The fuel cell works by processing a hydrogen-rich fuel—usually natural gas or methanol—into hydrogen, which, when combined with oxygen, produces electricity and water. This is the reverse electrolysis process.

Rather than burning the fuel, however, the fuel cell converts the fuel to electricity using a highly efficient electrochemical process. A fuel cell has few moving parts, and produces very little waste heat or gas.

A fuel cell power plant is basically made up of three subsystems or sections. In the fuel-processing section, the natural gas or other hydrocarbon fuel is converted to a hydrogen-rich fuel. This is normally accomplished through what is called a steam catalytic reforming process.

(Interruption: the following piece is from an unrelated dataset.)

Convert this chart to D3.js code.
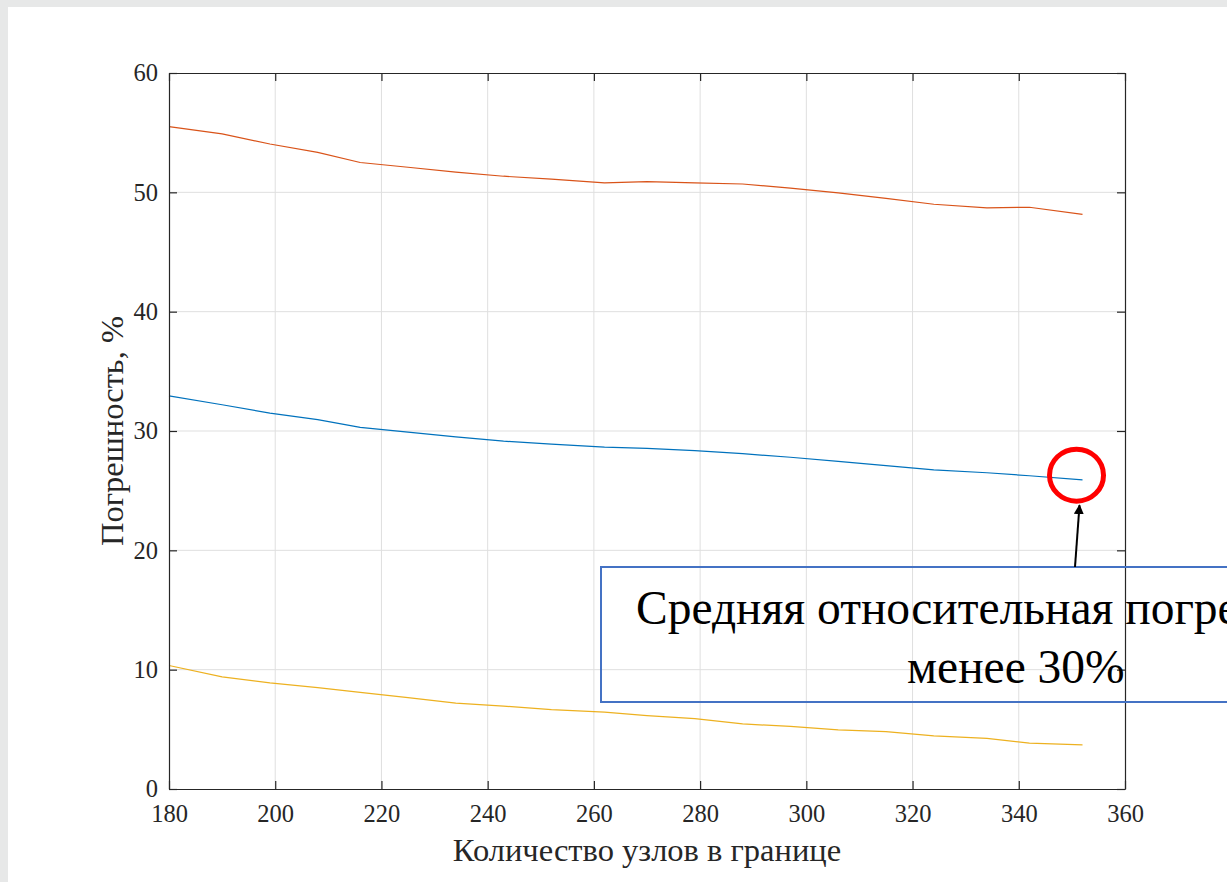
<!DOCTYPE html>
<html>
<head>
<meta charset="utf-8">
<script src="https://cdn.jsdelivr.net/npm/d3@7"></script>
<style>
  html, body { margin: 0; padding: 0; background: #e7e8e8; overflow: hidden; }
  svg { display: block; }
</style>
</head>
<body>
<svg id="chart" width="1227" height="882"></svg>
<script>
// Number of boundary nodes
const nodes = [180, 190, 199, 208, 216, 225, 234, 243, 252, 262, 270, 279, 288, 297, 306, 315, 324, 334, 342, 352];
// Error, % (three series)
const errorMax  = [55.5, 54.9, 54.05, 53.35, 52.5, 52.1, 51.7, 51.35, 51.1, 50.8, 50.9, 50.8, 50.7, 50.35, 49.95, 49.5, 49.0, 48.7, 48.75, 48.15];
const errorMean = [32.95, 32.2, 31.5, 30.95, 30.3, 29.9, 29.5, 29.15, 28.9, 28.65, 28.55, 28.35, 28.1, 27.8, 27.45, 27.1, 26.75, 26.5, 26.25, 25.9];
const errorMin  = [10.35, 9.4, 8.9, 8.5, 8.1, 7.65, 7.2, 6.95, 6.65, 6.45, 6.15, 5.9, 5.45, 5.25, 4.95, 4.8, 4.45, 4.25, 3.85, 3.7];
const xTicks = [180, 200, 220, 240, 260, 280, 300, 320, 340, 360];
const yTicks = [0, 10, 20, 30, 40, 50, 60];
const seriesColors = ["#D95319", "#0072BD", "#EDB120"];
const calloutLines = ["Средняя относительная погрешность", "менее 30%"];
const highlightNode = 352, highlightValue = 26.3;

const svg = d3.select("#chart");
const W = 1227, H = 882;
const m = { left: 169, top: 73, right: 1125, bottom: 789 };

// page card
svg.append("rect").attr("x", 8).attr("y", 7).attr("width", W).attr("height", H).attr("fill", "#ffffff");

const x = d3.scaleLinear().domain([180, 360]).range([m.left, m.right]);
const y = d3.scaleLinear().domain([0, 60]).range([m.bottom, m.top]);

const font = "'Liberation Serif', 'Times New Roman', serif";
const axisColor = "#262626";

// grid
const grid = svg.append("g");
grid.selectAll(".gx").data(xTicks.slice(1, -1)).join("line")
  .attr("x1", d => x(d)).attr("x2", d => x(d)).attr("y1", m.top).attr("y2", m.bottom)
  .attr("stroke", "#dfdfdf").attr("stroke-width", 1);
grid.selectAll(".gy").data(yTicks.slice(1, -1)).join("line")
  .attr("x1", m.left).attr("x2", m.right).attr("y1", d => y(d)).attr("y2", d => y(d))
  .attr("stroke", "#dfdfdf").attr("stroke-width", 1);

// lines
const series = [errorMax, errorMean, errorMin];
const line = d3.line().x((d, i) => x(nodes[i])).y(d => y(d));
series.forEach((vals, k) => {
  svg.append("path").datum(vals).attr("d", line)
    .attr("fill", "none").attr("stroke", seriesColors[k]).attr("stroke-width", 1.2);
});

// axes (ticks pointing inward, box on all sides)
const tickLen = 8;
const styleAxis = g => {
  g.select(".domain").attr("stroke", axisColor).attr("stroke-width", 1.2);
  g.selectAll(".tick line").attr("stroke", axisColor).attr("stroke-width", 1.2);
  g.selectAll("text").attr("font-family", font).attr("font-size", 24.5).attr("fill", "#262626");
};
svg.append("g").attr("transform", `translate(0,${m.bottom})`)
  .call(d3.axisBottom(x).tickValues(xTicks).tickSizeInner(-tickLen).tickSizeOuter(0).tickPadding(16))
  .call(styleAxis);
svg.append("g").attr("transform", `translate(0,${m.top})`)
  .call(d3.axisTop(x).tickValues(xTicks).tickSizeInner(-tickLen).tickSizeOuter(0).tickFormat(""))
  .call(styleAxis);
svg.append("g").attr("transform", `translate(${m.left},0)`)
  .call(d3.axisLeft(y).tickValues(yTicks).tickSizeInner(-tickLen).tickSizeOuter(0).tickPadding(11))
  .call(styleAxis);
svg.append("g").attr("transform", `translate(${m.right},0)`)
  .call(d3.axisRight(y).tickValues(yTicks).tickSizeInner(-tickLen).tickSizeOuter(0).tickFormat(""))
  .call(styleAxis);

// axis titles
svg.append("text").attr("x", (m.left + m.right) / 2).attr("y", 861)
  .attr("text-anchor", "middle").attr("font-family", font).attr("font-size", 32.5).attr("fill", "#262626")
  .text("Количество узлов в границе");
svg.append("text").attr("transform", `translate(123,${(m.top + m.bottom) / 2}) rotate(-90)`)
  .attr("text-anchor", "middle").attr("font-family", font).attr("font-size", 32.5).attr("fill", "#262626")
  .text("Погрешность, %");

// callout: box, arrow, circle
svg.append("rect").attr("x", 601).attr("y", 567).attr("width", 700).attr("height", 135)
  .attr("fill", "none").attr("stroke", "#4472C4").attr("stroke-width", 2);
svg.append("text").attr("x", 636).attr("y", 624)
  .attr("font-family", font).attr("font-size", 47.5).attr("fill", "#000")
  .text(calloutLines[0]);
svg.append("text").attr("x", 907).attr("y", 683)
  .attr("font-family", font).attr("font-size", 47.5).attr("fill", "#000")
  .text(calloutLines[1]);

const cx = x(highlightNode) - 6, cy = y(highlightValue);
svg.append("defs").append("marker").attr("id", "arrowhead")
  .attr("viewBox", "0 0 10 10").attr("refX", 9).attr("refY", 5)
  .attr("markerWidth", 5).attr("markerHeight", 5).attr("orient", "auto")
  .append("path").attr("d", "M0,0 L10,5 L0,10 z").attr("fill", "#000");
svg.append("line").attr("x1", 1075).attr("y1", 567).attr("x2", cx + 3).attr("y2", cy + 30)
  .attr("stroke", "#000").attr("stroke-width", 2).attr("marker-end", "url(#arrowhead)");
svg.append("ellipse").attr("cx", cx).attr("cy", cy).attr("rx", 27).attr("ry", 26)
  .attr("fill", "none").attr("stroke", "#ff0000").attr("stroke-width", 5);
</script>
</body>
</html>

The fuel is then fed to the power section, where it reacts with oxygen from the air in a large number of individual fuel cells to produce direct current (DC) electricity, and by-product heat in the form of usable steam or hot water.

For a power plant, the number of fuel cells can vary from several hundred (for a 40-kW plant) to several thousand (for a multi-megawatt plant). In the final, or third stage, the DC electricity is converted in the power conditioning subsystem to electric utility-grade alternating current (AC).

In the power section of the fuel cell, which contains the electrodes and the electrolyte, two separate electrochemical reactions take place: an oxidation half-reaction occurring at the anode and a reduction half-reaction occurring at the cathode.

The anode and the cathode are separated from each other by the electrolyte. In the oxidation half-reaction at the anode, gaseous hydrogen produces hydrogen ions, which travel through the ionically conducting membrane to the cathode. At the same time, electrons travel through an external circuit to the cathode.

In the reduction half-reaction at the cathode, oxygen supplied from air combines with the hydrogen ions and electrons to form water and excess heat. Thus, the final products of the overall reaction are electricity, water, and excess heat.